The parameter list that you are using ends up being identical to:
int* arrayGen(int *arrAddr, int maxNum)
for most purposes. The actual statement in the standard is:
A declaration of a parameter as "array of type" shall be adjusted to "qualified pointer to type", where the type qualifiers (if any) are those specified within the [ and ] of the array type derivation. If the keyword static also appears within the [ and ] of the array type derivation, then for each call to the function, the value of the corresponding actual argument shall provide access to the first element of an array with at least as many elements as specified by the size expression.
If you really want to force the caller to use an array, then use the following syntax:
void accepts_pointer_to_array (int (*ary)[10]) {
int i;
for (i=0; i<10; ++i) {
(*ary)[i] = 0; /* note the funky syntax is necessary */
}
}
void some_caller (void) {
int ary1[10];
int ary2[20];
int *ptr = &ary1[0];
accepts_pointer_to_array(&ary1); /* passing address is necessary */
accepts_pointer_to_array(&ary2); /* fails */
accepts_pointer_to_array(ptr); /* also fails */
}
Your compiler should complain if you call it with anything that isn't a pointer to an array of 10 integers. I can honestly say though that I have never seen this one anywhere outside of various books (The C Book, Expert C Programming)... at least not in C programming. In C++, however, I have had reason to use this syntax in exactly one case:
template <typename T, std::size_t N>
std::size_t array_size (T (&ary)[N]) {
return N;
}
Your mileage may vary though. If you really want to dig into stuff like this, I can't recommend Expert C Programming highly enough. You can also find The C Book online at gbdirect.

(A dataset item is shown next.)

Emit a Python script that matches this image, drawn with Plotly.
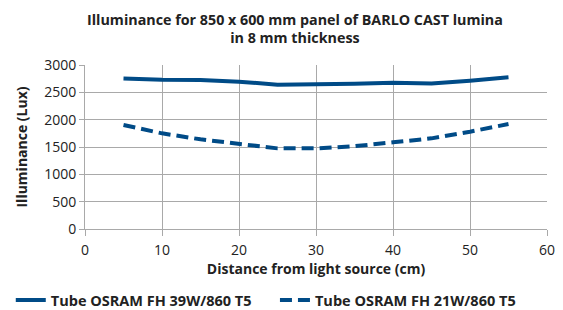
import plotly.graph_objects as go

distance = [5, 10, 15, 20, 25, 30, 35, 40, 45, 50, 55]
tube_39w = [2755, 2730, 2725, 2695, 2640, 2640, 2655, 2675, 2660, 2712, 2775]
tube_21w = [1902, 1750, 1640, 1549, 1475, 1475, 1515, 1585, 1658, 1780, 1920]
series_names = ["Tube OSRAM FH 39W/860 T5", "Tube OSRAM FH 21W/860 T5"]

color = "#004b87"
grid = "#a9a9a9"
font = "Open Sans"

fig = go.Figure()
fig.add_trace(go.Scatter(x=distance, y=tube_39w, mode="lines", name="<b>" + series_names[0] + "</b>",
                         line=dict(color=color, width=4), legend="legend"))
fig.add_trace(go.Scatter(x=distance, y=tube_21w, mode="lines", name="<b>" + series_names[1] + "</b>",
                         line=dict(color=color, width=4, dash="12px,6px"), legend="legend2"))

legend_common = dict(orientation="h", xanchor="left", xref="container",
                     y=0.033, yanchor="middle", yref="container",
                     font=dict(family=font, size=14.5), itemwidth=30)

fig.update_layout(
    width=555, height=302,
    margin=dict(l=77, r=16, t=57, b=81),
    paper_bgcolor="white", plot_bgcolor="white",
    font=dict(family=font, size=14, color="#222"),
    title=dict(text="<b>Illuminance for 850 x 600 mm panel of BARLO CAST lumina<br>in 8 mm thickness</b>",
               x=0.517, xanchor="center", xref="container", y=0.945, yanchor="top", yref="container",
               font=dict(family=font, size=14.3, color="#222")),
    xaxis=dict(range=[0, 60], dtick=10, showgrid=True, gridcolor=grid, gridwidth=1,
               showline=True, linecolor=grid, ticks="outside", ticklen=6, tickcolor=grid,
               zeroline=False, automargin=False, tickfont=dict(size=14), ticklabelstandoff=2,
               title=dict(text="<b>Distance from light source (cm)</b>", standoff=4,
                          font=dict(family=font, size=14))),
    yaxis=dict(range=[0, 3000], dtick=500, showgrid=True, gridcolor=grid, gridwidth=1,
               showline=True, linecolor=grid, ticks="outside", ticklen=5, tickcolor=grid,
               zeroline=False, automargin=False, tickfont=dict(size=14),
               title=dict(text="<b>Illuminance (Lux)</b>", standoff=13,
                          font=dict(family=font, size=14))),
    legend=dict(x=0.005, **legend_common),
    legend2=dict(x=0.481, **legend_common),
    showlegend=True,
)

fig.write_html("out.html")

Try calling your parameter int* arrAddr, not int arrAddr[]. Although when I think about it, the parameters for the main method are similar yet that works. So not sure about the explanation part.
Edit: Hm all the resources I can find on the internet say it should work. I'm not sure, I've always passed arrays as pointers myself so never had this snag before, so I'm very interested in the solution.
The way your using it arrayGen() doesn't need to return a value. You also need to place '\0' in the last element, it isn't done automatically, or pass the index of the last element to fill.
#jeffD
Passing the index would be the preferred way, as there's no guarantee you won't hit other '\0's before your final one (I certainly was when I tested it).